What the task asks >> Line by line, repeat the data below exactly, beginning at the first line and ending at the line with "x_ticks = [-15, -10, -5, 0, 5, 10]". Omit pictures.

Given information >>
———

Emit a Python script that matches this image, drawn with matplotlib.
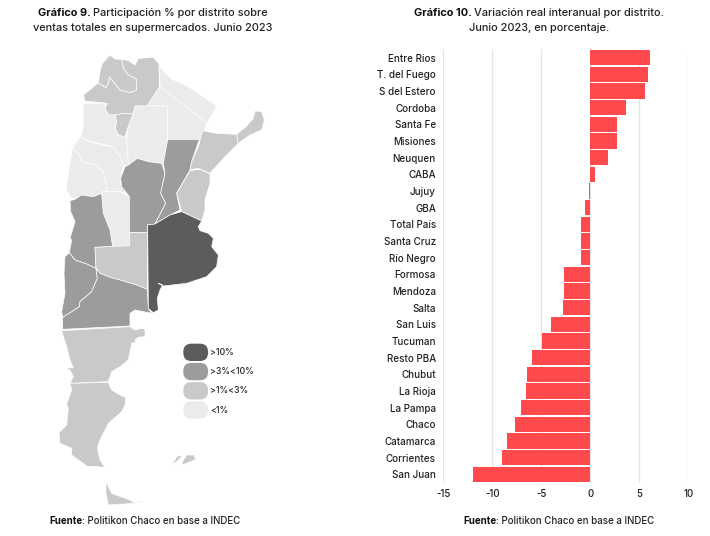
import matplotlib
matplotlib.use("Agg")
import matplotlib.pyplot as plt
from matplotlib.patches import Polygon, FancyBboxPatch

plt.rcParams['font.family'] = ['Inter', 'DejaVu Sans']
plt.rcParams['axes.unicode_minus'] = False

# ---- bar chart data ----
districts = ["Entre Rios", "T. del Fuego", "S del Estero", "Cordoba", "Santa Fe", "Misiones",
             "Neuquen", "CABA", "Jujuy", "GBA", "Total País", "Santa Cruz", "Río Negro",
             "Formosa", "Mendoza", "Salta", "San Luis", "Tucuman", "Resto PBA", "Chubut",
             "La Rioja", "La Pampa", "Chaco", "Catamarca", "Corrientes", "San Juan"]
variation = [6.1, 5.85, 5.55, 3.65, 2.75, 2.75, 1.85, 0.45, -0.1, -0.5, -0.9, -0.9, -1.0,
             -2.7, -2.7, -2.8, -4.0, -4.9, -6.0, -6.5, -6.6, -7.1, -7.7, -8.5, -9.05, -12.0]
x_ticks = [-15, -10, -5, 0, 5, 10]

# ---- map data: province outlines ----
DARK, MID, LIGHT, PALE = "#5c5c5c", "#9c9c9c", "#c9c9c9", "#ebebeb"
salta = [(190,165),(215,145),(235,128),(258,143),(265,130),(268,110),(280,125),(300,150),(330,158),(350,150),(350,118),(325,105),(310,85),(305,58),(325,62),(345,75),(355,55),(400,52),(417,72),(418,142),(382,198),(345,198),(340,222),(310,220),(285,225),(265,225),(255,205),(262,190),(195,183)]
jujuy = [(235,128),(240,95),(247,70),(270,45),(285,57),(305,58),(310,85),(325,105),(350,118),(350,150),(330,158),(300,150),(280,125),(268,110),(265,130),(258,143)]
tucuman = [(285,225),(310,220),(340,222),(322,268),(315,292),(295,285),(285,265),(290,245)]
formosa = [(418,78),(450,115),(505,140),(590,197),(578,220),(560,250),(505,205),(450,165),(420,140)]
chaco = [(420,140),(505,205),(560,250),(545,298),(443,298),(442,198),(382,198)]
sgo_estero = [(345,198),(442,198),(442,298),(430,370),(385,365),(352,355),(325,375),(320,320),(322,268),(340,222)]
catamarca = [(190,190),(255,190),(255,205),(265,225),(285,225),(290,245),(285,265),(295,285),(320,295),(325,375),(310,378),(300,350),(280,320),(245,312),(205,303),(180,292),(190,265)]
la_rioja = [(180,292),(205,303),(245,315),(280,320),(300,350),(310,378),(305,395),(302,430),(320,460),(300,455),(262,455),(250,395),(225,375),(185,365),(175,340),(158,322)]
san_juan = [(158,322),(175,340),(185,365),(225,375),(250,395),(262,455),(245,460),(220,470),(185,465),(165,478),(150,470),(138,445),(150,370)]
san_luis = [(245,455),(300,455),(330,470),(328,617),(278,620),(270,570),(250,520)]
mendoza = [(150,482),(165,478),(185,465),(220,470),(245,460),(250,520),(270,570),(278,620),(225,622),(228,685),(200,672),(165,660),(148,638),(155,600),(150,595),(165,545),(152,515)]
cordoba = [(302,415),(315,380),(325,375),(352,355),(385,365),(425,370),(435,400),(422,460),(437,490),(405,552),(382,555),(382,577),(328,577),(328,470),(305,440)]
santa_fe = [(443,298),(538,298),(515,365),(510,390),(470,460),(480,510),(450,525),(405,552),(437,490),(422,460),(435,400),(430,370)]
corrientes = [(548,272),(590,280),(650,283),(655,310),(615,350),(570,400),(535,385),(510,390),(515,365),(535,320)]
misiones = [(650,283),(680,258),(700,235),(705,213),(725,215),(733,240),(725,270),(690,285),(655,310)]
entre_rios = [(510,392),(540,388),(570,402),(570,430),(555,480),(555,510),(545,543),(485,515),(470,460)]
buenos_aires = [(383,555),(405,552),(450,525),(485,515),(545,543),(535,560),(540,572),(565,580),(580,595),(575,620),(595,645),(590,680),(560,710),(500,730),(430,738),(415,730),(428,735),(420,750),(412,775),(415,810),(400,818),(385,805)]
la_pampa = [(225,622),(328,617),(328,577),(382,577),(382,748),(350,735),(300,720),(270,712),(240,700),(228,685)]
neuquen = [(148,638),(165,660),(200,672),(228,685),(232,715),(215,755),(180,785),(178,800),(155,815),(128,832),(125,815),(135,760),(132,700),(135,650)]
rio_negro = [(228,685),(240,700),(270,712),(300,720),(350,735),(382,748),(385,805),(395,820),(345,810),(330,820),(330,858),(128,868),(128,832),(155,815),(178,800),(180,785),(215,755),(232,715)]
chubut = [(125,872),(330,860),(345,870),(365,865),(375,868),(375,890),(355,892),(345,900),(350,905),(335,910),(325,960),(300,980),(275,995),(265,1025),(150,1030),(160,1010),(150,990),(135,985),(160,983),(150,960),(140,920),(130,890)]
santa_cruz = [(150,1030),(265,1027),(275,1050),(300,1065),(317,1072),(315,1095),(305,1115),(265,1150),(240,1200),(232,1225),(240,1260),(255,1282),(200,1278),(155,1245),(155,1225),(120,1210),(117,1178),(140,1155),(145,1105),(140,1092),(155,1050)]
tdf = [(258,1325),(275,1360),(330,1380),(345,1390),(265,1395),(258,1360)]
isla = [(350,1385),(370,1382),(355,1389)]
malvinas_w = [(452,1273),(465,1260),(472,1248),(488,1247),(470,1265)]
malvinas_e = [(485,1275),(490,1260),(500,1245),(522,1245),(527,1258),(505,1268)]

provinces = [(salta, LIGHT), (jujuy, LIGHT), (tucuman, LIGHT), (formosa, PALE), (chaco, PALE),
             (sgo_estero, PALE), (catamarca, PALE), (la_rioja, PALE), (san_juan, PALE),
             (san_luis, PALE), (mendoza, MID), (cordoba, MID), (santa_fe, MID),
             (corrientes, LIGHT), (misiones, LIGHT), (entre_rios, LIGHT), (la_pampa, LIGHT),
             (neuquen, MID), (rio_negro, MID), (buenos_aires, DARK), (chubut, LIGHT),
             (santa_cruz, LIGHT), (tdf, LIGHT), (isla, LIGHT), (malvinas_w, LIGHT), (malvinas_e, LIGHT)]

legend_labels = [">10%", ">3%<10%", ">1%<3%", "<1%"]
legend_colors = [DARK, MID, LIGHT, PALE]

W, H = 710, 536
fig = plt.figure(figsize=(W/100, H/100), dpi=100, facecolor="white")

# ---- map: traced units are 3 per pixel, origin at pixel (20, 40) ----
ax_map = fig.add_axes([0, 0, 1, 1])
ax_map.set_xlim(-60, (W-20)*3)
ax_map.set_ylim((H-40)*3, -120)
ax_map.axis("off")
for pts, col in provinces:
    ax_map.add_patch(Polygon(pts, closed=True, facecolor=col, edgecolor="white", linewidth=0.5, joinstyle="round"))
for i, (lab, col) in enumerate(zip(legend_labels, legend_colors)):
    yc = 937 + i*57.7
    ax_map.add_patch(FancyBboxPatch((490+22, yc-26+22), 74-44, 52-44,
                                    boxstyle="round,pad=22,rounding_size=24",
                                    facecolor=col, edgecolor="none"))
    ax_map.text(570, yc, lab, fontsize=6.3, color="#222222", va="center", ha="left", fontweight=500)

# ---- bars ----
left, right = 443.3, 688.3
top, bottom = 49.3, 482.8
ax = fig.add_axes([left/W, 1-bottom/H, (right-left)/W, (bottom-top)/H])
pos = list(range(len(districts)))
ax.barh(pos, variation, height=0.92, color="#ff494c", edgecolor="none", zorder=3)
ax.set_ylim(len(districts)-0.5, -0.5)
ax.set_xlim(-15, 10)
ax.set_xticks(x_ticks)
ax.set_yticks(pos)
ax.set_yticklabels(districts, fontsize=7.1, color="#222222", fontweight=500)
ax.tick_params(axis="both", length=0)
ax.tick_params(axis="y", pad=5.3)
ax.tick_params(axis="x", pad=4.5, labelsize=7.0, labelcolor="#222222")
for lab in ax.get_xticklabels():
    lab.set_fontweight(500)
ax.grid(axis="x", color="#e4e4e4", linewidth=0.9, zorder=0)
ax.set_axisbelow(True)
for s in ax.spines.values():
    s.set_visible(False)
ax.patch.set_alpha(0)

# ---- texts with a bold lead ----
fig.canvas.draw()
rend = fig.canvas.get_renderer()
def runs(cx, y, bold, rest, size):
    t1 = fig.text(0, 1-y/H, bold, fontsize=size, fontweight="bold", color="#111111", va="center")
    t2 = fig.text(0, 1-y/H, rest, fontsize=size, color="#222222", va="center", fontweight=500)
    w1 = t1.get_window_extent(rend).width
    w2 = t2.get_window_extent(rend).width
    x0 = cx - (w1+w2)/2
    t1.set_x(x0/W)
    t2.set_x((x0+w1)/W)
def plain(cx, y, s, size):
    fig.text(cx/W, 1-y/H, s, fontsize=size, color="#222222", va="center", ha="center", fontweight=500)

runs(153, 13, "Gráfico 9. ", "Participación % por distrito sobre", 7.9)
plain(153, 28, "ventas totales en supermercados. Junio 2023", 7.9)
runs(539, 13, "Gráfico 10. ", "Variación real interanual por distrito.", 7.9)
plain(539, 28, "Junio 2023, en porcentaje.", 7.9)
runs(145, 521, "Fuente", ": Politikon Chaco en base a INDEC", 7.0)
runs(559, 521, "Fuente", ": Politikon Chaco en base a INDEC", 7.0)

fig.savefig("out.png", dpi=100, facecolor="white")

———

Answer to the task >>
Emit a Python script that matches this image, drawn with matplotlib.
import matplotlib
matplotlib.use("Agg")
import matplotlib.pyplot as plt
from matplotlib.patches import Polygon, FancyBboxPatch

plt.rcParams['font.family'] = ['Inter', 'DejaVu Sans']
plt.rcParams['axes.unicode_minus'] = False

# ---- bar chart data ----
districts = ["Entre Rios", "T. del Fuego", "S del Estero", "Cordoba", "Santa Fe", "Misiones",
             "Neuquen", "CABA", "Jujuy", "GBA", "Total País", "Santa Cruz", "Río Negro",
             "Formosa", "Mendoza", "Salta", "San Luis", "Tucuman", "Resto PBA", "Chubut",
             "La Rioja", "La Pampa", "Chaco", "Catamarca", "Corrientes", "San Juan"]
variation = [6.1, 5.85, 5.55, 3.65, 2.75, 2.75, 1.85, 0.45, -0.1, -0.5, -0.9, -0.9, -1.0,
             -2.7, -2.7, -2.8, -4.0, -4.9, -6.0, -6.5, -6.6, -7.1, -7.7, -8.5, -9.05, -12.0]
x_ticks = [-15, -10, -5, 0, 5, 10]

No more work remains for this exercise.